Photo of the Week. Yet another summer rose framed by the blue sky.


Astronomy news for the week starting Friday, April 23, 2010.


The Moon brightens the evening sky in its waxing gibbous phase as it heads toward full, that phase reached the morning of Wednesday, April 28, just about the time of Moonset in North America, when it will set almost exactly at sunrise. That night it will rise a bit after the Sun goes down. Following full, we get a couple days of the waning gibbous, the perpetual tale to be picked up again next week. On Saturday the 24th, the Moon passes perigee, where it is closet to the Earth.

The night of Sunday the 25th, the Moon passes eight degrees south of Saturn, which will provide a great way of identifying the ringed planet. The rather large separation between the two is caused by orbital tilts. Saturn is close to its maximum angular distance almost three degrees north of the ecliptic (the apparent path of the Sun), while the Moon will be near its maximum five-degree angle south of it.

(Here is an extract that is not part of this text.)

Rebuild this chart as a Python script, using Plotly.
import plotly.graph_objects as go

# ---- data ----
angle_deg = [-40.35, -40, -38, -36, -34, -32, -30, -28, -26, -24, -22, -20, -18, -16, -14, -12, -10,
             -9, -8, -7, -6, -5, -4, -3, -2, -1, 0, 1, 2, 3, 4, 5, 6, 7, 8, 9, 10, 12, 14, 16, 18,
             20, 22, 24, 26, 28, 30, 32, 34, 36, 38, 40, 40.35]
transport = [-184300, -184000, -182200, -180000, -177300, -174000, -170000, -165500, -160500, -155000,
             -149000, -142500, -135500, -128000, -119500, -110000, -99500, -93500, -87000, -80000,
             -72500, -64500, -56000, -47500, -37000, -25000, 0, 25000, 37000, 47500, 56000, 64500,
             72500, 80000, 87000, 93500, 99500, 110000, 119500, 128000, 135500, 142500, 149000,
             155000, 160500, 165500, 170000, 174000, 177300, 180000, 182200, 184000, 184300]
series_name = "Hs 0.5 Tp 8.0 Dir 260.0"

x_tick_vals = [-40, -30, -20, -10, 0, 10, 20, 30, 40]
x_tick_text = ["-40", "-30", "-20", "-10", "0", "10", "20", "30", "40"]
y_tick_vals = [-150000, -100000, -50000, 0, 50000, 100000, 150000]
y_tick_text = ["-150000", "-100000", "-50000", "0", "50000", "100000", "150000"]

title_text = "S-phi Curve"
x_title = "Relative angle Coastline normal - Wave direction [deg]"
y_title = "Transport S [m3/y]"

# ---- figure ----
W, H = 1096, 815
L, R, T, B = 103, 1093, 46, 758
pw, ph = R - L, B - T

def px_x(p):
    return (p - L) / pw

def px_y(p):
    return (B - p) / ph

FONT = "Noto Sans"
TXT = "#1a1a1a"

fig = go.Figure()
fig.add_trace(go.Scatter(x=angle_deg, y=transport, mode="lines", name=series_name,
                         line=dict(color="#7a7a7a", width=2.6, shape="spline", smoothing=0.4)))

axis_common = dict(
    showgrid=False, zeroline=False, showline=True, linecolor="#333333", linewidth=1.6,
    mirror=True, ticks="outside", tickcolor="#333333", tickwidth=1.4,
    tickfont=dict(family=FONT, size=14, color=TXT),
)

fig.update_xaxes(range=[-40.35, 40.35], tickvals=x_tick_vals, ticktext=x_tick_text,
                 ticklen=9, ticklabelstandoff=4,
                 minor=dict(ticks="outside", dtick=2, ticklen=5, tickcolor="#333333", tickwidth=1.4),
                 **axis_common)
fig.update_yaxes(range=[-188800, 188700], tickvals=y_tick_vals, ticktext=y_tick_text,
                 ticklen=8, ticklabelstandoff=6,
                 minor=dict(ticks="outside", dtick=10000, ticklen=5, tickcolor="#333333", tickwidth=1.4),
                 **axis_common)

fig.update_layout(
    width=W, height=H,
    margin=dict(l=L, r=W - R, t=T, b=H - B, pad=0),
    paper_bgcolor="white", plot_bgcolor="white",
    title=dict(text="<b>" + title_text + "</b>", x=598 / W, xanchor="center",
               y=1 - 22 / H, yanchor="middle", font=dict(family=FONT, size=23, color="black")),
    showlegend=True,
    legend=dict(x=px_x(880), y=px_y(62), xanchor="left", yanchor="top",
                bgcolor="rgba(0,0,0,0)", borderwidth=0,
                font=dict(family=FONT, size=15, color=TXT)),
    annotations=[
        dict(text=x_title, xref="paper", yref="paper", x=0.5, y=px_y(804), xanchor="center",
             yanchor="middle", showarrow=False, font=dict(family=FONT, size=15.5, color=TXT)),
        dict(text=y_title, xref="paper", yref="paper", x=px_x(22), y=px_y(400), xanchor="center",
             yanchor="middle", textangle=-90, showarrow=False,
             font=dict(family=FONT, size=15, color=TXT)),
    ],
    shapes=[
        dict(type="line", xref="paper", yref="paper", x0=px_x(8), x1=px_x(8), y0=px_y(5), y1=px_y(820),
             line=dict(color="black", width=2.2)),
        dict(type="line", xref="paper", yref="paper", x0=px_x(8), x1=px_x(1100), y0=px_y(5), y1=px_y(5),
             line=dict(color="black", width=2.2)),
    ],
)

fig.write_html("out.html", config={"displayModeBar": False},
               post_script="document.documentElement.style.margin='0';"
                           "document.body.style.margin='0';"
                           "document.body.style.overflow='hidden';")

Placement of the planets allows us to proceed pretty much from inside out. Mercury, now gone from the visible sky, passes inferior conjunction with the Sun, on the near side, on Wednesday the 28th. Venus, on the other hand, picks up steam. Climbing ever higher into the west- northwestern evening sky, the brilliant planet is now setting after the end of twilight, around 10 PM Daylight Time. Which brings us to Mars. At twilight's end a bit past the meridian into the southwest, the red planet (really more of an orange flavor) is beautifully placed between Gemini's Castor-Pollux pair and Regulus in Leo and, though fading, is brighter than any of the three stars. Compare its color to orange Pollux, the left-hand star of the pair. It finally sets around 3 AM Daylight Time

Then we go a bit out of order and back to Saturn, which is being visited by the Moon. Almost exactly between Regulus and Virgo's Spica and on its retrograde trek against the stars, it passes 2.75 degrees due north of the Autumnal Equinox on Saturday the 24th. Transiting the meridian near 10:30 PM, Saturn does not set until mid-twilight, about the time that Jupiter -- still a tough find -- rises.

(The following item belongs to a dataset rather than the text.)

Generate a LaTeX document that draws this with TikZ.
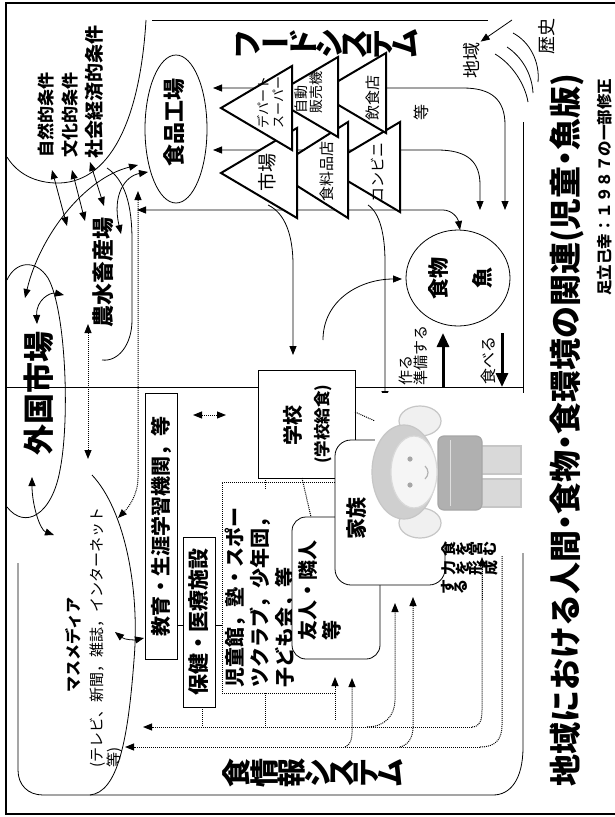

The sky made news the evening of Wednesday, April 14, with a splashy fireball meteor. It was most likely a small, uncatalogued visitor from the asteroid belt a meter or two in diameter. Moving at ten or more kilometers per second, the meteoroid carved a hot bright path through the Earth's atmosphere 100 kilometers up, exploded, then sent a shower of stones to the ground as meteorites. Such events are completely unpredictable.

As April turns to May, Ursa Major's Big Dipper circles high overhead in the late evening. For a minimal test of vision, see if you can find little Alcor, which is nearly hidden next to Mizar, the second star in from the end of the handle. To the south and west of the Dipper, find three pretty pairs of stars that the Arab's called the "leaps of the gazelle."